Optimize performance on the VARIANT data with shredding

Beta

This feature is in Beta.

This page describes how to use shredding to optimize query performance on tables with semi-structured data in VARIANT columns.

See VARIANT type, Variant support in Delta Lake, and Query variant data.

What is shredding?

Shredding improves the query performance of VARIANT data by storing commonly occurring fields as separate columns in the Parquet files. This process reduces the I/O required to read fields and improves compression using a columnar format instead of a binary blob.

Requirements

Databricks Runtime 17.2 or above is required to read and write shredded VARIANT tables.

Enable shredding

Enable shredding for your entire workspace through the Preview Portal. No code changes are required to read or write VARIANT data with shredding.

After you enable the feature for your workspace, shredding is automatically enabled for the following scenarios:

  • CREATE TABLE with one or more VARIANT columns.
  • CREATE AND REPLACE TABLE with one or more VARIANT columns.
  • ALTER TABLE when adding one or more VARIANT columns.

Opt out of shredding on future writes for a specific table

If you enable the shredding Beta for your workspace but want to exclude a specific table, set the enableVariantShredding table property:

SQL
ALTER TABLE my_table SET TBLPROPERTIES ('delta.enableVariantShredding' = 'false');

Remove shredding on an existing table

To remove shredding on an existing table, drop the feature with the ALTER TABLE command.

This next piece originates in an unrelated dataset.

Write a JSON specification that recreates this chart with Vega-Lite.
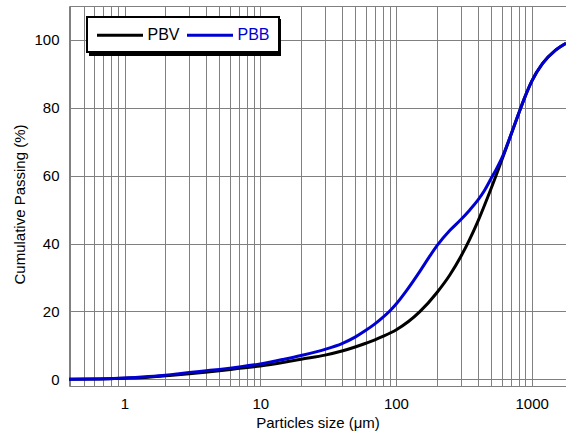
{
  "$schema": "https://vega.github.io/schema/vega-lite/v6.json",
  "width": 497,
  "height": 380,
  "autosize": {"type": "none"},
  "padding": {"left": 69, "top": 6, "right": 0, "bottom": 53},
  "background": "white",
  "config": {
    "font": "Liberation Sans",
    "view": {"stroke": "#808080", "strokeWidth": 1},
    "axis": {
      "labelFont": "Liberation Sans",
      "labelFontSize": 15,
      "labelColor": "#000000",
      "titleFont": "Liberation Sans",
      "titleFontSize": 15,
      "titleFontWeight": "normal",
      "titleColor": "#000000",
      "domain": false,
      "ticks": false,
      "grid": true,
      "gridColor": "#808080",
      "gridWidth": 1,
      "gridOpacity": 1
    },
    "legend": {
      "labelFont": "Liberation Sans",
      "labelFontSize": 16,
      "strokeWidth": 2
    }
  },
  "data": {
    "values": [
      {"size": 0.39, "passing": 0, "sample": "PBV"},
      {"size": 0.6, "passing": 0.05, "sample": "PBV"},
      {"size": 1, "passing": 0.3, "sample": "PBV"},
      {"size": 1.5, "passing": 0.6, "sample": "PBV"},
      {"size": 2, "passing": 1.0, "sample": "PBV"},
      {"size": 3, "passing": 1.6, "sample": "PBV"},
      {"size": 5, "passing": 2.5, "sample": "PBV"},
      {"size": 7, "passing": 3.2, "sample": "PBV"},
      {"size": 10, "passing": 3.9, "sample": "PBV"},
      {"size": 15, "passing": 5.0, "sample": "PBV"},
      {"size": 20, "passing": 5.9, "sample": "PBV"},
      {"size": 30, "passing": 7.1, "sample": "PBV"},
      {"size": 40, "passing": 8.3, "sample": "PBV"},
      {"size": 50, "passing": 9.5, "sample": "PBV"},
      {"size": 60, "passing": 10.6, "sample": "PBV"},
      {"size": 70, "passing": 11.6, "sample": "PBV"},
      {"size": 80, "passing": 12.6, "sample": "PBV"},
      {"size": 100, "passing": 14.5, "sample": "PBV"},
      {"size": 150, "passing": 19.9, "sample": "PBV"},
      {"size": 200, "passing": 25.5, "sample": "PBV"},
      {"size": 250, "passing": 30.8, "sample": "PBV"},
      {"size": 300, "passing": 36.1, "sample": "PBV"},
      {"size": 400, "passing": 46.4, "sample": "PBV"},
      {"size": 500, "passing": 56.0, "sample": "PBV"},
      {"size": 600, "passing": 64.4, "sample": "PBV"},
      {"size": 700, "passing": 71.8, "sample": "PBV"},
      {"size": 800, "passing": 78.2, "sample": "PBV"},
      {"size": 900, "passing": 83.6, "sample": "PBV"},
      {"size": 1000, "passing": 87.8, "sample": "PBV"},
      {"size": 1200, "passing": 93.0, "sample": "PBV"},
      {"size": 1500, "passing": 97.0, "sample": "PBV"},
      {"size": 1790, "passing": 99.0, "sample": "PBV"},
      {"size": 0.39, "passing": 0, "sample": "PBB"},
      {"size": 0.6, "passing": 0.05, "sample": "PBB"},
      {"size": 1, "passing": 0.35, "sample": "PBB"},
      {"size": 1.5, "passing": 0.8, "sample": "PBB"},
      {"size": 2, "passing": 1.2, "sample": "PBB"},
      {"size": 3, "passing": 2.0, "sample": "PBB"},
      {"size": 4, "passing": 2.5, "sample": "PBB"},
      {"size": 5, "passing": 2.9, "sample": "PBB"},
      {"size": 7, "passing": 3.6, "sample": "PBB"},
      {"size": 10, "passing": 4.5, "sample": "PBB"},
      {"size": 15, "passing": 5.9, "sample": "PBB"},
      {"size": 20, "passing": 7.0, "sample": "PBB"},
      {"size": 30, "passing": 8.8, "sample": "PBB"},
      {"size": 40, "passing": 10.5, "sample": "PBB"},
      {"size": 50, "passing": 12.4, "sample": "PBB"},
      {"size": 60, "passing": 14.4, "sample": "PBB"},
      {"size": 70, "passing": 16.3, "sample": "PBB"},
      {"size": 80, "passing": 18.2, "sample": "PBB"},
      {"size": 90, "passing": 20.1, "sample": "PBB"},
      {"size": 100, "passing": 22.1, "sample": "PBB"},
      {"size": 120, "passing": 26.2, "sample": "PBB"},
      {"size": 150, "passing": 31.8, "sample": "PBB"},
      {"size": 175, "passing": 35.9, "sample": "PBB"},
      {"size": 200, "passing": 39.3, "sample": "PBB"},
      {"size": 250, "passing": 43.9, "sample": "PBB"},
      {"size": 300, "passing": 47.0, "sample": "PBB"},
      {"size": 350, "passing": 49.9, "sample": "PBB"},
      {"size": 400, "passing": 52.7, "sample": "PBB"},
      {"size": 450, "passing": 55.7, "sample": "PBB"},
      {"size": 500, "passing": 59.0, "sample": "PBB"},
      {"size": 550, "passing": 62.0, "sample": "PBB"},
      {"size": 600, "passing": 65.0, "sample": "PBB"},
      {"size": 700, "passing": 71.8, "sample": "PBB"},
      {"size": 800, "passing": 78.2, "sample": "PBB"},
      {"size": 900, "passing": 83.6, "sample": "PBB"},
      {"size": 1000, "passing": 87.8, "sample": "PBB"},
      {"size": 1200, "passing": 93.0, "sample": "PBB"},
      {"size": 1500, "passing": 97.0, "sample": "PBB"},
      {"size": 1790, "passing": 99.0, "sample": "PBB"}
    ]
  },
  "mark": {"type": "line", "strokeWidth": 3, "interpolate": "monotone", "clip": true},
  "encoding": {
    "x": {
      "field": "size",
      "type": "quantitative",
      "scale": {"type": "log", "domain": [0.39, 1790], "nice": false},
      "axis": {
        "title": "Particles size (μm)",
        "values": [0.4, 0.5, 0.6, 0.7, 0.8, 0.9, 1, 2, 3, 4, 5, 6, 7, 8, 9, 10, 20, 30, 40, 50, 60, 70, 80, 90, 100, 200, 300, 400, 500, 600, 700, 800, 900, 1000],
        "labelExpr": "datum.value == 1 || datum.value == 10 || datum.value == 100 || datum.value == 1000 ? format(datum.value, 'd') : ''",
        "labelOverlap": false,
        "labelFlush": false,
        "labelPadding": 10,
        "titlePadding": 4
      }
    },
    "y": {
      "field": "passing",
      "type": "quantitative",
      "scale": {"domain": [-2, 110], "nice": false, "zero": false},
      "axis": {
        "title": "Cumulative Passing (%)",
        "values": [0, 20, 40, 60, 80, 100],
        "labelPadding": 10,
        "titlePadding": 6,
        "titleY": 198
      }
    },
    "stroke": {
      "field": "sample",
      "type": "nominal",
      "sort": ["PBV", "PBB"],
      "scale": {"range": ["#000000", "#0000d0"]},
      "legend": {
        "title": null,
        "orient": "none",
        "legendX": 18,
        "legendY": 11,
        "direction": "horizontal",
        "fillColor": "#ffffff",
        "strokeColor": "#000000",
        "padding": 8.5,
        "symbolType": "M-1,0L4.75,0",
        "symbolSize": 256,
        "symbolStrokeWidth": 3,
        "labelOffset": 33,
        "columnPadding": 0,
        "labelColor": {"expr": "datum.value === 'PBB' ? '#0000d0' : '#000000'"},
        "zindex": 2
      }
    },
    "opacity": {
      "field": "sample",
      "type": "ordinal",
      "scale": {"domain": ["PBV", "PBB"], "range": [1, 1]},
      "legend": {
        "title": null,
        "orient": "none",
        "legendX": 21,
        "legendY": 14,
        "direction": "horizontal",
        "fillColor": "#000000",
        "strokeColor": "#000000",
        "padding": 8.5,
        "symbolType": "M-1,0L4.75,0",
        "symbolSize": 256,
        "symbolStrokeWidth": 3,
        "symbolStrokeColor": "#000000",
        "labelExpr": "''",
        "labelOffset": 65,
        "columnPadding": 0,
        "labelColor": "#000000",
        "zindex": 1
      }
    }
  }
}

This operation also rewrites shredded VARIANT data in place to the unshredded VARIANT format and sets the enableVariantShredding table property to false.

SQL
ALTER TABLE my_table DROP FEATURE "variantShredding-preview";

Limitations

  • Shredding data introduces some overhead on writes.
  • Enabling shredding does not automatically convert existing VARIANT data in a table. It only applies to data written after the feature is enabled. To rewrite existing VARIANT data, use REORG TABLE my_table APPLY (SHRED VARIANT).
  • Shredding applies to top-level VARIANT columns or VARIANT fields in structs, excluding VARIANT data stored inside arrays or maps.